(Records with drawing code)
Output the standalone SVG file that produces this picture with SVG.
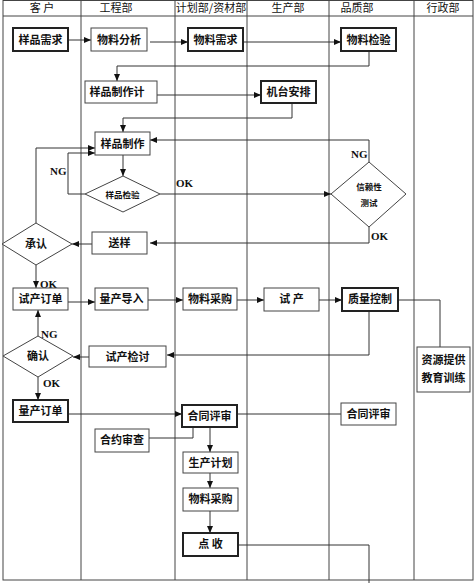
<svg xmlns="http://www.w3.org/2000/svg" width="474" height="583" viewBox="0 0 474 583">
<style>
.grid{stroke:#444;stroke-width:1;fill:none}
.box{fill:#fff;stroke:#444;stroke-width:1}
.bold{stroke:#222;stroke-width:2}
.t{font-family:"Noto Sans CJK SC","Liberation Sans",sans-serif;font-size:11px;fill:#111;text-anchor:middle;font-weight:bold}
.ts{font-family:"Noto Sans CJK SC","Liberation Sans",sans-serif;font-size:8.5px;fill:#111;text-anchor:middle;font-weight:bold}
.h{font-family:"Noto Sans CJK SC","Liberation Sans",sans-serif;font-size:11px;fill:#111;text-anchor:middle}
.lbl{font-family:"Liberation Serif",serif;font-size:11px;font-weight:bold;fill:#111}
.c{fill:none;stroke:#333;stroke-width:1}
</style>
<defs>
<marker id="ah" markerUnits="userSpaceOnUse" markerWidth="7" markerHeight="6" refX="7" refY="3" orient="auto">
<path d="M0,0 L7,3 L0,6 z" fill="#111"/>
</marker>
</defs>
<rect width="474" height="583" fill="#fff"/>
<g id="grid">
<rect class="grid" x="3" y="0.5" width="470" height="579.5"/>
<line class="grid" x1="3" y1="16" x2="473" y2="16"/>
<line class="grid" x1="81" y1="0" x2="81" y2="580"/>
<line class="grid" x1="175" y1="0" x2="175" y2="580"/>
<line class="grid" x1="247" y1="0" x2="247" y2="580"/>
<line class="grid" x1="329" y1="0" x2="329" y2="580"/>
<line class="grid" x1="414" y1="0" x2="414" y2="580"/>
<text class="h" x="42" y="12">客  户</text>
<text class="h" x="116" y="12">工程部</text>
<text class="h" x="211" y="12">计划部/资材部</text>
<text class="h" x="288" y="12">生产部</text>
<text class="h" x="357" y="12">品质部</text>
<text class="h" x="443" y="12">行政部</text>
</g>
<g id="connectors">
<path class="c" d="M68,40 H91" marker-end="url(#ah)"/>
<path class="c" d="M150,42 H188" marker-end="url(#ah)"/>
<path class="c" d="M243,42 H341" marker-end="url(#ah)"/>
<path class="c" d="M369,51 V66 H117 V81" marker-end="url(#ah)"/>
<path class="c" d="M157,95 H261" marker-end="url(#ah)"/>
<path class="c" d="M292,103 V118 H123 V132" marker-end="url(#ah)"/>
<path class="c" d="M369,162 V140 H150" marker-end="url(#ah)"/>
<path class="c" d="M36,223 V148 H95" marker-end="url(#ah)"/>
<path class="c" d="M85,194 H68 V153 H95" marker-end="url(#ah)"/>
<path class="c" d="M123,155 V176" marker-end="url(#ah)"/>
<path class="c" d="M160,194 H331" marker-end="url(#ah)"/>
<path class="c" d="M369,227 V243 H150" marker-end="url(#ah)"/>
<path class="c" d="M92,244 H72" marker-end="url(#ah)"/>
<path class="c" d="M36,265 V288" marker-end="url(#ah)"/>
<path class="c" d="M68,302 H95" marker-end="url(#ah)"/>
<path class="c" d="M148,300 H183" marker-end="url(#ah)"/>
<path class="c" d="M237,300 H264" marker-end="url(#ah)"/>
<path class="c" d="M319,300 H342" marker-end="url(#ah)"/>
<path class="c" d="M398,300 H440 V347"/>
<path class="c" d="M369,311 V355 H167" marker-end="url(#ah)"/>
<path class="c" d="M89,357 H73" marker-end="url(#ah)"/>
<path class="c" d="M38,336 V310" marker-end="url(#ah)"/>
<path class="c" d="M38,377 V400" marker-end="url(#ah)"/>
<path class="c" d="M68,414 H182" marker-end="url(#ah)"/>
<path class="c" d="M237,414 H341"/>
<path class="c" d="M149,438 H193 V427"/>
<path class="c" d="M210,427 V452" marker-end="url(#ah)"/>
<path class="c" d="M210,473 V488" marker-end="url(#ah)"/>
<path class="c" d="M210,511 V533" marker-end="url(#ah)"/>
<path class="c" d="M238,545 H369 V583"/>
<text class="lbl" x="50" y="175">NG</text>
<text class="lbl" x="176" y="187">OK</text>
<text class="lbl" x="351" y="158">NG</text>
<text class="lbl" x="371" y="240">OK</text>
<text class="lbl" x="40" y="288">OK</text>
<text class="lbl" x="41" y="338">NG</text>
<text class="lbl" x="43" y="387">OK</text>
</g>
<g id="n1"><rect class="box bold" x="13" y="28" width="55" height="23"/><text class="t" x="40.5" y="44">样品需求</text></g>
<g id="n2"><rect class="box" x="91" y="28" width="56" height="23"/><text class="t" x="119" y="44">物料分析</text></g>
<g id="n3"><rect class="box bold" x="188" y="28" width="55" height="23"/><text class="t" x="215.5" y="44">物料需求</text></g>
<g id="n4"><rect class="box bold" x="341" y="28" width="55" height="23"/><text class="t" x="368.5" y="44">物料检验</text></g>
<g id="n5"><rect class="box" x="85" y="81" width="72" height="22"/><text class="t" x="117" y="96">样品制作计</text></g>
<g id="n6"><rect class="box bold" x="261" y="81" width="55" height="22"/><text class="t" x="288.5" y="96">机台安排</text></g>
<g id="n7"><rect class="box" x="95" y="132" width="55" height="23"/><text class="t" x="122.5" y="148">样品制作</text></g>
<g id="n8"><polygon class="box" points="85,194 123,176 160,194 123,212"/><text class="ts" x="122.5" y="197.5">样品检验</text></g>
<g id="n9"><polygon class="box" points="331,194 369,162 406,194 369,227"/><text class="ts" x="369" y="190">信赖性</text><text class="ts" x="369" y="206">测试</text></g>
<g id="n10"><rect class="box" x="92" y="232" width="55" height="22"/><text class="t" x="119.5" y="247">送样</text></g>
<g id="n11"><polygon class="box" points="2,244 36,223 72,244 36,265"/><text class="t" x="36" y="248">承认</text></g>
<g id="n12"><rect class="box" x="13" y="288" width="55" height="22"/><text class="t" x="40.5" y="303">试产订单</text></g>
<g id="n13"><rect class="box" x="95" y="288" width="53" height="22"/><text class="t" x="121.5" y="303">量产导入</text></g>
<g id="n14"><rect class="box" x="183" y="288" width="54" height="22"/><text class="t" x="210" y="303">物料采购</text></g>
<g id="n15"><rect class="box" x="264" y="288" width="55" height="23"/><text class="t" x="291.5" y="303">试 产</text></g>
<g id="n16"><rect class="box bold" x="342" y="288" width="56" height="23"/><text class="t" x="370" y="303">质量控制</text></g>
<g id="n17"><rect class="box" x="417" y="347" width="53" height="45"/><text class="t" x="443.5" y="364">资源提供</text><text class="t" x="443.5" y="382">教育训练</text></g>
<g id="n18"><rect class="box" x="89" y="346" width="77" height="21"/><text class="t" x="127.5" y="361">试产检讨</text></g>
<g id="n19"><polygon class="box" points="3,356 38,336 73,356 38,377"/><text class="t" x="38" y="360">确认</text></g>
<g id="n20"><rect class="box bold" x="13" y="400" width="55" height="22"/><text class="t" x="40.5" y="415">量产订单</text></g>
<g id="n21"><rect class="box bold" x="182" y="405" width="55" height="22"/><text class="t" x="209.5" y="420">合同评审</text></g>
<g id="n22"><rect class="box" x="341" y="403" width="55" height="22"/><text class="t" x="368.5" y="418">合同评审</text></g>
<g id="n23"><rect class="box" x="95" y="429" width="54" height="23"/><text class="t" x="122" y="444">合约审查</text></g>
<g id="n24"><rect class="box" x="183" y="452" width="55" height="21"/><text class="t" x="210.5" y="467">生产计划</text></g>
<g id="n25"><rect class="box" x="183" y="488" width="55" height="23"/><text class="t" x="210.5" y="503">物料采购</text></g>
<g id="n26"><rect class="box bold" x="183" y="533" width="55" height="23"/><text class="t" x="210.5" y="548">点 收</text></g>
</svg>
==
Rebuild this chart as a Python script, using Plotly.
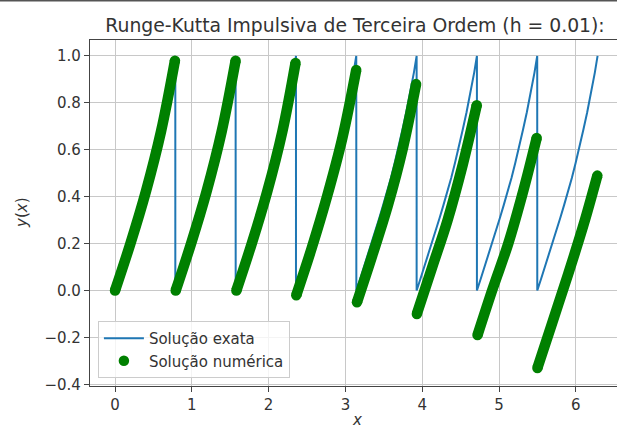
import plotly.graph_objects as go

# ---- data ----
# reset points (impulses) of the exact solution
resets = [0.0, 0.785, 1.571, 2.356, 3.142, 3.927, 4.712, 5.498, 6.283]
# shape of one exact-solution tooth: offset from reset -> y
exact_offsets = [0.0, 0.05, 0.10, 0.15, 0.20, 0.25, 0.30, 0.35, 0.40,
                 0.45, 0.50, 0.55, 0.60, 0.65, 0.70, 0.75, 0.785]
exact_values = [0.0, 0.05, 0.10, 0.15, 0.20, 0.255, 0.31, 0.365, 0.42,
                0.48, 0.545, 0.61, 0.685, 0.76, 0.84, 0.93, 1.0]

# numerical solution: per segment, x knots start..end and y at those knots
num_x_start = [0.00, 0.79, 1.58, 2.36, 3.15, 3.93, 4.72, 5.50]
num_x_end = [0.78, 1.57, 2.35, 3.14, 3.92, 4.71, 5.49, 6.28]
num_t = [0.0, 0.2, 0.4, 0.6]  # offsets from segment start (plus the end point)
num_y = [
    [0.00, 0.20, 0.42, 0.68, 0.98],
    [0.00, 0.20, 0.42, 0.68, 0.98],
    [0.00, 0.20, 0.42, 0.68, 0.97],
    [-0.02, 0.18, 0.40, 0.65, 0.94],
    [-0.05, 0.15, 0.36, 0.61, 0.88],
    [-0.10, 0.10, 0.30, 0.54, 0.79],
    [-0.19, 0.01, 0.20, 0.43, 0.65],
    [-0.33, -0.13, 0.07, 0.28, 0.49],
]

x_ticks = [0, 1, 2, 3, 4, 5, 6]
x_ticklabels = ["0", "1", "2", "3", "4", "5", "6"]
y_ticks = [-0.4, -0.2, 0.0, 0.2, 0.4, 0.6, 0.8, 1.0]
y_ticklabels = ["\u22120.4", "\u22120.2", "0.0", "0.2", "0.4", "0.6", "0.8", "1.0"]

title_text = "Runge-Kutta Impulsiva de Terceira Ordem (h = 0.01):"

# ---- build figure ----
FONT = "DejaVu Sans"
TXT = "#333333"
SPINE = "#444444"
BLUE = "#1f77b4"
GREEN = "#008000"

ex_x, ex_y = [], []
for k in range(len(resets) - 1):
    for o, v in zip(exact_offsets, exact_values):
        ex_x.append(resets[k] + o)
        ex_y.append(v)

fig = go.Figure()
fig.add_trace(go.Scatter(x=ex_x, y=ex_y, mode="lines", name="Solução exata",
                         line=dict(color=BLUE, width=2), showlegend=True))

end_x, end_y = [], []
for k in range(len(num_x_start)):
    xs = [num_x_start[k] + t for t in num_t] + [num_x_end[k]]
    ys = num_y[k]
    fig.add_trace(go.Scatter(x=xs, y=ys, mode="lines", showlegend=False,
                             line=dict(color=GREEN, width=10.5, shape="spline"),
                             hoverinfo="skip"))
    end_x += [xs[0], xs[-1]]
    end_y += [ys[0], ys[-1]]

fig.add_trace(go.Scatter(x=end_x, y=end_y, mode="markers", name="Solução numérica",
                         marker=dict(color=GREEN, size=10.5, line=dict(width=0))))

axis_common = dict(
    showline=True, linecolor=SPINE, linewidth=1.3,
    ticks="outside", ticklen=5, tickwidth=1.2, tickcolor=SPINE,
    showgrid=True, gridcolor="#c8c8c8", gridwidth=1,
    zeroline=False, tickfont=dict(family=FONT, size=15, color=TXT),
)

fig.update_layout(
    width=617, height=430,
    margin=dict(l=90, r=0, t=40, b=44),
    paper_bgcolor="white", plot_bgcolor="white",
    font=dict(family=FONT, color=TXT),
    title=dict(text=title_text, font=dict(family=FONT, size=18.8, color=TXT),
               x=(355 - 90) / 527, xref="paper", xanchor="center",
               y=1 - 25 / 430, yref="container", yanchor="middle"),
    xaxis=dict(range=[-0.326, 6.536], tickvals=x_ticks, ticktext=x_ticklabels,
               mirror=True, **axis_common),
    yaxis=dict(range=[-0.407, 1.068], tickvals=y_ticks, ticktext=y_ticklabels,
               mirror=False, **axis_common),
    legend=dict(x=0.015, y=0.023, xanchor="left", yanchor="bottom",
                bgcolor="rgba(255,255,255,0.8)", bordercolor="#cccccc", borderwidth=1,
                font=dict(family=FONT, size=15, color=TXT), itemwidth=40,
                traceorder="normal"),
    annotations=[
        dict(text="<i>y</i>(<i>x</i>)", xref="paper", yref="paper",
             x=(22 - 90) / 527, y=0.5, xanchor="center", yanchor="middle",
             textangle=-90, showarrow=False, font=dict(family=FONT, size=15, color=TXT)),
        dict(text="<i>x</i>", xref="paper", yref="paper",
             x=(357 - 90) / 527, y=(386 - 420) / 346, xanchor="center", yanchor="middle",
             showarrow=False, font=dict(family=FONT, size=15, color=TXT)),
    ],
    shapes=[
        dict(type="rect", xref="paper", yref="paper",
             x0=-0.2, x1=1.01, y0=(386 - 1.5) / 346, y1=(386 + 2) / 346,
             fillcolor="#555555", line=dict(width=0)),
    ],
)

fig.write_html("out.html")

> **Task to carry out**:
Leave out the pictures, and copy only the lines from the one holding "Rebuild this chart" through the one holding "0.48, 0.545, 0.61, 0.685, 0.76, 0.84, 0.93, 1.0]", exactly as written.

> **Answer for the task**:
Rebuild this chart as a Python script, using Plotly.
import plotly.graph_objects as go

# ---- data ----
# reset points (impulses) of the exact solution
resets = [0.0, 0.785, 1.571, 2.356, 3.142, 3.927, 4.712, 5.498, 6.283]
# shape of one exact-solution tooth: offset from reset -> y
exact_offsets = [0.0, 0.05, 0.10, 0.15, 0.20, 0.25, 0.30, 0.35, 0.40,
                 0.45, 0.50, 0.55, 0.60, 0.65, 0.70, 0.75, 0.785]
exact_values = [0.0, 0.05, 0.10, 0.15, 0.20, 0.255, 0.31, 0.365, 0.42,
                0.48, 0.545, 0.61, 0.685, 0.76, 0.84, 0.93, 1.0]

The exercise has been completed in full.